Clean and tin the Tip

how to clean solder tips

Regular cleaning = easier soldering and longer tip life: The iron tip's ability to transfer heat is drastically reduced when it gets covered in oxides and burnt flux residues. Not only does heat not transfer as well through this debris, but the contaminants also prevent solder from wetting or sticking to the tip. Most heat transfer actually goes through a fluid solder "heat bridge" that lies between the iron tip and components, so an iron tip that repels solder will be very ineffective.

The longer oxides and charcoaled flux residues remain on the tip, the harder they become to remove, so it's a good idea to clean the tip every time you pick up the iron.
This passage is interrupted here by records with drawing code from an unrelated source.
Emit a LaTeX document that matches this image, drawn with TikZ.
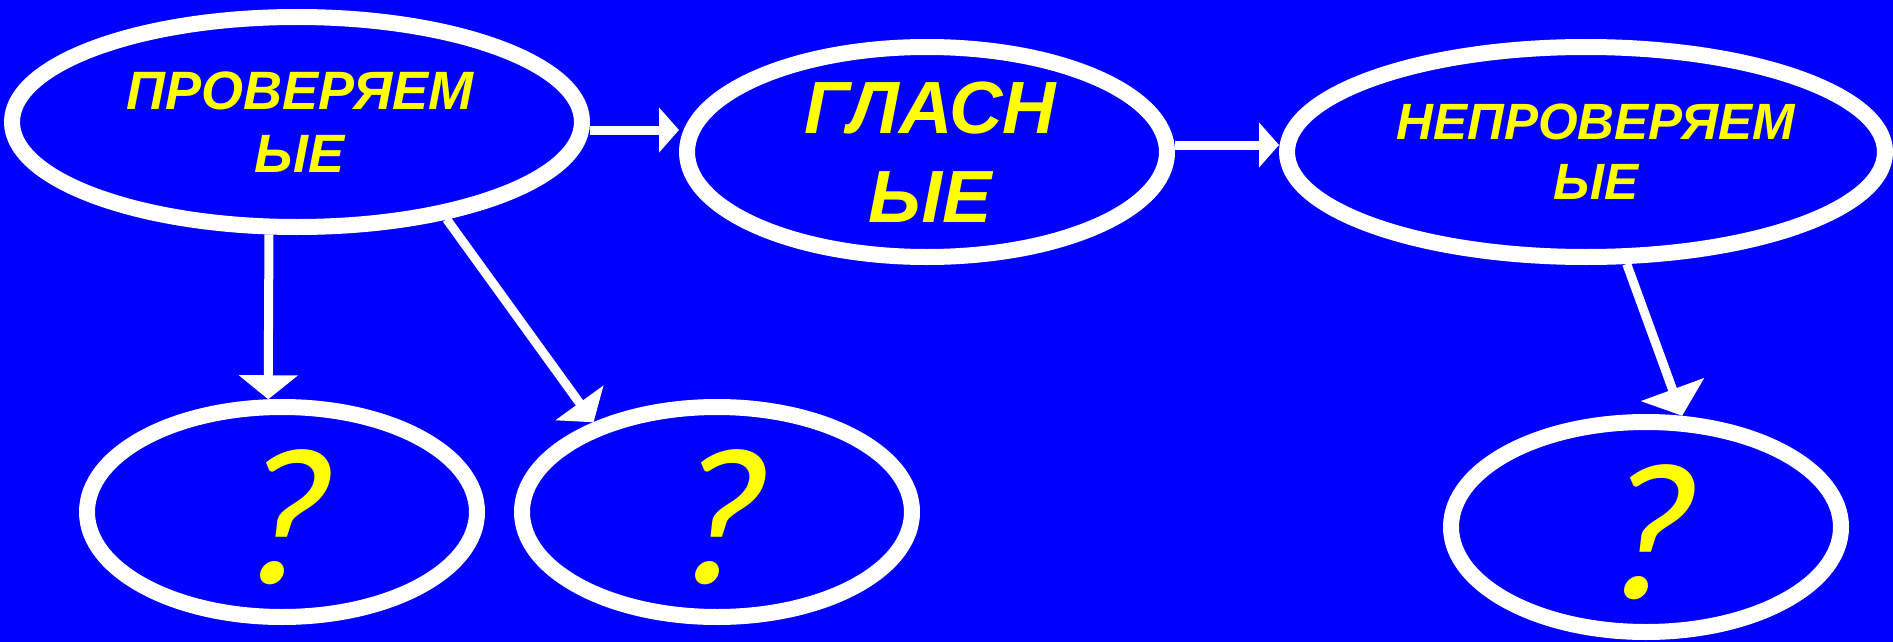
\documentclass[tikz,border=0pt]{standalone}
\usepackage{fontspec}
\setmainfont{Liberation Sans}
\newfontfamily\qfont[FakeSlant=0.2]{Carlito}
\usepackage{tikz}
\usetikzlibrary{arrows.meta, positioning, shapes}
\definecolor{slideblue}{RGB}{0,0,255}
\definecolor{slideyellow}{RGB}{255,255,0}

\begin{document}
\begin{tikzpicture}[x=1pt, y=-1pt,
	oval/.style={ellipse, draw=white, line width=16pt, fill=slideblue, inner sep=0pt, minimum height=210pt},
	word/.style={text=slideyellow, align=center, inner sep=0pt},
	qmark/.style={text=slideyellow, inner sep=0pt, font=\qfont\fontsize{196}{196}\selectfont},
	link/.style={draw=white, line width=9pt, -{Triangle[length=24pt, width=58pt]}},
	flow/.style={link, -{Triangle[length=20pt, width=44pt]}},
]

\useasboundingbox (0,0) rectangle (1893,642);
\fill[slideblue] (0,0) rectangle (1893,642); % background

\node[oval, minimum width=570pt] (checked) at (297,122) {};
\node[oval, minimum width=480pt] (vowels) at (927,152) {};
\node[oval, minimum width=598pt] (unchecked) at (1586,152) {};

\node[oval, minimum width=390pt] (q left) at (282,512) {};
\node[oval, minimum width=390pt] (q mid) at (717,512) {};
\node[oval, minimum width=390pt] (q right) at (1646,527) {};

\node[word, font=\bfseries\itshape\fontsize{54}{63}\selectfont, xshift=3pt] (checked text) at (checked) {ПРОВЕРЯЕМ\\ЫЕ};
\node[word, font=\bfseries\itshape\fontsize{74}{89}\selectfont, xshift=3pt] (vowels text) at (vowels) {ГЛАСН\\ЫЕ};
\node[word, font=\bfseries\itshape\fontsize{51}{60}\selectfont, xshift=10pt] (unchecked text) at (unchecked) {НЕПРОВЕРЯЕМ\\ЫЕ};

\foreach \q/\m in {q left/mark left, q mid/mark mid, q right/mark right} {
	\node[qmark, xshift=-6pt, yshift=-5pt] (\m) at (\q) {?};
}

\draw[flow] ([yshift=-8pt]checked.east) -- ([yshift=-8pt]checked.east -| vowels.west); % to vowels
\draw[flow] ([yshift=7pt]vowels.east) -- ([yshift=7pt]vowels.east -| unchecked.west); % to unchecked
\draw[link] (checked.-104.9) -- (q left.97.5);
\draw[link] (checked.-33.8) -- (q mid.144.9);
\draw[link, -{Triangle[length=28pt, width=66pt]}] (unchecked.-70.3) -- (q right.72.1);

\end{tikzpicture}
\end{document}
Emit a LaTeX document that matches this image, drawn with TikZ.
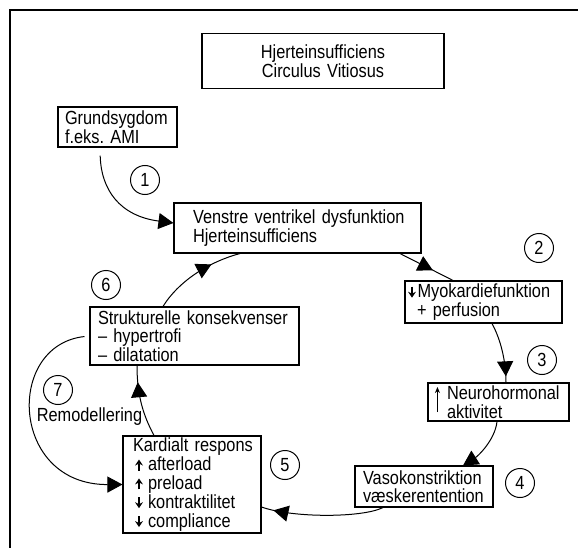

Wiping the iron on an edge of a hole cut into a sponge can help to remove oxides easier, and also allows waste to fall away. A dry cleaner can also be used. It consists of soft metal shavings that are coated with flux. You clean by thrusting the iron into the shaving a few times. By avoiding the thermal shock of touching a damp sponge, these cleaners help to increase tip life, and in our opinion, do

a better, faster job.

Usually touching the tip with rosin-cored solder will supply enough flux so that oxides can be removed with a damp sponge. If this isn't sufficient, you can purchase "tip tinners and cleaners" that are a mixture of solder paste and flux. The flux is oftentimes stronger (more activated) to help remove oxides.

Finally, when that doesn't work, special polishing bars to can be used to salvage extremely bad tips. Another last resort is to gently rub the oxides off with an emery cloth or soft steel brush. Cover the tip immediately with solder after cleaning to prevent further oxidation. Never file the tip to clean it or form a different shape. The tips are mostly copper with a protective iron plating, and once that plating is pierced, the tip will die quickly. Copper is used because it's an excellent heat conductor, but if exposed to solder, it will quickly dissolve into the solder.

Tin the tip: Add a small amount of solder back onto the tip. This helps to protect the newly cleaned and exposed tip, and also helps to transfer heat to components.